June 24, 2013; Washington Times

The Washington Times reported on Wednesday that a Department of Justice audit found that the oversight of Big Brothers Big Sisters of America’s millions of dollars in grants from the DOJ was “inadequate.”

In question are three grants from the office of Juvenile Justice and Delinquency Prevention, which total $23.2 million. The audit, performed by the Justice Department’s Office of Inspector General, showed that the nonprofit was in material non-compliance with the majority of the grants’ requirements.
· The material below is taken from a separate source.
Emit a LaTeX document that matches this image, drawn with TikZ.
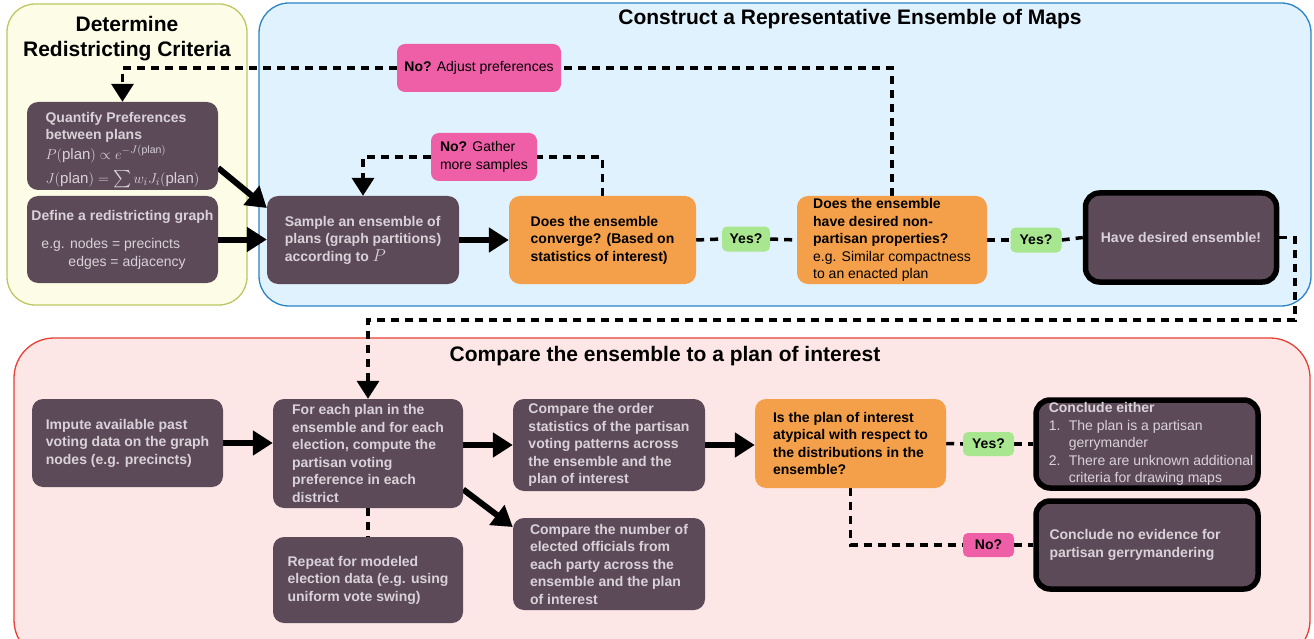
\documentclass[tikz,border=0pt]{standalone}
\usepackage{fontspec}
\setmainfont{Liberation Sans}
\usepackage{amsmath}
\usetikzlibrary{arrows.meta,calc}
\definecolor{dk}{HTML}{5D4A58}
\definecolor{lt}{HTML}{D9D2D8}
\definecolor{org}{HTML}{F4A04A}
\definecolor{grn}{HTML}{A8E68F}
\definecolor{pnk}{HTML}{EE5FA8}
\definecolor{ybg}{HTML}{FDFDE7}
\definecolor{ybd}{HTML}{BCC862}
\definecolor{bbg}{HTML}{E0F2FD}
\definecolor{bbd}{HTML}{2A84C6}
\definecolor{rbg}{HTML}{FDE7E6}
\definecolor{rbd}{HTML}{EA3F35}
\pgfdeclarelayer{bg}
\pgfdeclarelayer{lines}
\pgfsetlayers{bg,lines,main}
\tikzset{
  base/.style={rounded corners=11pt, inner xsep=4pt, inner ysep=2pt, align=left,
    font=\fontsize{14}{17.5}\selectfont\bfseries},
  dkbox/.style={base, fill=dk, text=lt},
  orbox/.style={base, fill=org, text=black},
  endbox/.style={base, fill=dk, text=lt, draw=black, line width=5.5pt, rounded corners=14pt},
  tagbox/.style={rounded corners=5pt, inner sep=2pt, align=left, text=black,
    font=\fontsize{14}{17.5}\selectfont},
  ttl/.style={font=\fontsize{21}{25}\selectfont\bfseries, text=black, align=center},
  dl/.style={line width=3.5pt, dash pattern=on 8pt off 6pt},
  dla/.style={dl, -{Triangle[length=18pt,width=22pt]}},
  sa/.style={line width=6pt, -{Triangle[length=20pt,width=24pt]}},
}
\begin{document}
\begin{tikzpicture}[x=1pt,y=-1pt]
\useasboundingbox (0,0) rectangle (1314,639);
% containers
\begin{pgfonlayer}{bg}
  \fill[white] (0,0) rectangle (1314,639);
  \draw[fill=ybg, draw=ybd, line width=1.3pt, rounded corners=28pt] (7,4) rectangle (247,305);
  \draw[fill=bbg, draw=bbd, line width=1.3pt, rounded corners=30pt] (259,3) rectangle (1311,306);
  \begin{scope}
    \clip (0,0) rectangle (1314,639);
    \draw[fill=rbg, draw=rbd, line width=1.3pt, rounded corners=40pt] (14,338) rectangle (1310,660);
  \end{scope}
\end{pgfonlayer}
% titles
\node[ttl] (t1) at (127,39) {Determine\\Redistricting Criteria};
\node[ttl] (t2) at (850,19) {Construct a Representative Ensemble of Maps};
\node[ttl] (t3) at (665,356) {Compare the ensemble to a plan of interest};
% top nodes
\node[dkbox, minimum width=191pt, minimum height=88pt, inner ysep=0pt] (quant) at (122.5,146)
  {\rule{0pt}{18pt}Quantify Preferences\\between plans\\[2pt]
   {\mdseries\fontsize{15}{17.5}\selectfont $P(\text{plan})\propto e^{-J(\text{plan})}$}\\[7pt]
   {\mdseries\fontsize{15}{17.5}\selectfont $J(\text{plan}) = \mathop{\mbox{\fontsize{18}{18}\selectfont$\sum$}} w_iJ_i(\text{plan})$}};
\node[dkbox, minimum width=191pt, minimum height=87pt] (define) at (122.5,239.5)
  {Define a redistricting graph\\[11pt]
   {\mdseries\hspace*{10pt}e.g. nodes = precincts}\\
   {\mdseries\hspace*{37pt}edges = adjacency}};
\node[dkbox, minimum width=192pt, minimum height=88pt] (sample) at (363,240)
  {Sample an ensemble of\\plans (graph partitions)\\according to {\mdseries\fontsize{16}{18}\selectfont $P$}};
\node[orbox, minimum width=187pt, minimum height=88pt] (conv) at (602.5,240)
  {Does the ensemble\\converge? (Based on\\statistics of interest)};
\node[tagbox, fill=grn, minimum width=48pt, minimum height=25pt, font=\fontsize{14}{17.5}\selectfont\bfseries] (yes1) at (746,239) {Yes?};
\node[orbox, minimum width=190pt, minimum height=88pt] (nonp) at (892,240)
  {Does the ensemble\\have desired non-\\partisan properties?\\
   {\mdseries e.g. Similar compactness}\\{\mdseries to an enacted plan}};
\node[tagbox, fill=grn, minimum width=51pt, minimum height=25pt, font=\fontsize{14}{17.5}\selectfont\bfseries] (yes2) at (1036,240) {Yes?};
\node[endbox, minimum width=191pt, minimum height=89pt, align=center] (have) at (1181,237.5)
  {Have desired ensemble!};
\node[tagbox, fill=pnk, minimum width=164pt, minimum height=48pt, rounded corners=8pt] (noadj) at (479,68)
  {\textbf{No?} Adjust preferences};
\node[tagbox, fill=pnk, minimum width=106pt, minimum height=48pt, rounded corners=8pt] (gather) at (484,157)
  {\textbf{No?} Gather\\more samples};
% bottom nodes
\node[dkbox, minimum width=191pt, minimum height=88pt] (impute) at (127.5,443)
  {Impute available past\\voting data on the graph\\nodes (e.g. precincts)};
\node[dkbox, minimum width=190pt, minimum height=109pt] (foreach) at (368,453.5)
  {For each plan in the\\ensemble and for each\\election, compute the\\partisan voting\\preference in each\\district};
\node[dkbox, minimum width=190pt, minimum height=86pt] (repeat) at (368,580)
  {Repeat for modeled\\election data (e.g. using\\uniform vote swing)};
\node[dkbox, minimum width=192pt, minimum height=92pt] (order) at (609,445)
  {Compare the order\\statistics of the partisan\\voting patterns across\\the ensemble and the\\plan of interest};
\node[dkbox, minimum width=192pt, minimum height=92pt] (number) at (609,564)
  {Compare the number of\\elected officials from\\each party across the\\ensemble and the plan\\of interest};
\node[orbox, minimum width=191pt, minimum height=89pt] (isplan) at (850.5,443.5)
  {Is the plan of interest\\atypical with respect to\\the distributions in the\\ensemble?};
\node[tagbox, fill=grn, minimum width=51pt, minimum height=24pt, font=\fontsize{14}{17.5}\selectfont\bfseries] (yes3) at (988.5,444) {Yes?};
\node[endbox, minimum width=222pt, minimum height=88pt] (concl1) at (1147,444)
  {\hspace*{8pt}Conclude either\\
   {\mdseries\hspace*{8pt}\makebox[20pt][l]{1.}The plan is a partisan}\\
   {\mdseries\hspace*{28pt}gerrymander}\\
   {\mdseries\hspace*{8pt}\makebox[20pt][l]{2.}There are unknown additional}\\
   {\mdseries\hspace*{28pt}criteria for drawing maps}};
\node[tagbox, fill=pnk, minimum width=51pt, minimum height=24pt, font=\fontsize{14}{17.5}\selectfont\bfseries] (no2) at (988.5,545) {No?};
\node[endbox, minimum width=222pt, minimum height=88pt] (concl2) at (1147,545)
  {Conclude no evidence for\\partisan gerrymandering\hspace*{30pt}};
\coordinate (c1) at (1295,320);
% connectors
\begin{pgfonlayer}{lines}
  \draw[dl] (nonp.north) |- (noadj.east);
  \draw[dla] (noadj.west) -| (quant.north);
  \draw[dl] (conv.north) |- (gather.east);
  \draw[dla] (gather.west) -| (sample.north);
  \draw[dl] (conv.east) -- (yes1.west);
  \draw[dl] (yes1.east) -- (nonp.west);
  \draw[dl] (nonp.east) -- (yes2.west);
  \draw[dl] (yes2.east) -- (have.west);
  \draw[dla] (have.east) -| (c1) -| (foreach.north);
  \draw[sa] ([yshift=-22pt]quant.east) -- ([yshift=32pt]sample.west);
  \draw[sa] (define.east) -- (define.east -| sample.west);
  \draw[sa] (sample.east) -- (conv.west);
  \draw[sa] (impute.east) -- (impute.east -| foreach.west);
  \draw[sa] ([yshift=8.5pt]foreach.east) -- (order.west);
  \draw[sa] ([yshift=-36pt]foreach.east) -- ([yshift=37pt]number.west);
  \draw[sa] (order.east) -- (order.east -| isplan.west);
  \draw[dl] (foreach.south) -- (repeat.north);
  \draw[dl] (isplan.east) -- (yes3.west);
  \draw[dl] (yes3.east) -- (concl1.west);
  \draw[dl] (isplan.south) |- (no2.west);
  \draw[dl] (no2.east) -- (concl2.west);
\end{pgfonlayer}
\end{tikzpicture}
\end{document}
The central organization of Big Brothers Big Sisters disseminated money to affiliates from the grant funds, but Inspector General Michael Horowitz said, “We also determined that BBBSA did not adequately oversee the funds provided to local affiliate agencies by failing to require the local chapters to provide documentary support for the grant funds received and expended…And we found that BBBSA charged unallowable expenditures to the grants, failed to adequately monitor consultants, and did not properly report program income generated through the programs.”

NPQ was curious about how this might have happened in an organization that must be familiar with managing federal grants, but then we saw this in the audit report: “Recently, BBBSA has gone through some changes to its management team. In June 2012, a new Chief Executive Officer was appointed by the BBBSA Board of Directors (Board). Shortly after the appointment, the BBBSA headquarters staffing level was reduced by 25 percent from 111 to 83. A new executive leadership team, including a Chief Operating Officer and Senior Director of Finance, were also appointed at the end of 2012.” That is a lot of administrative change in a short time frame.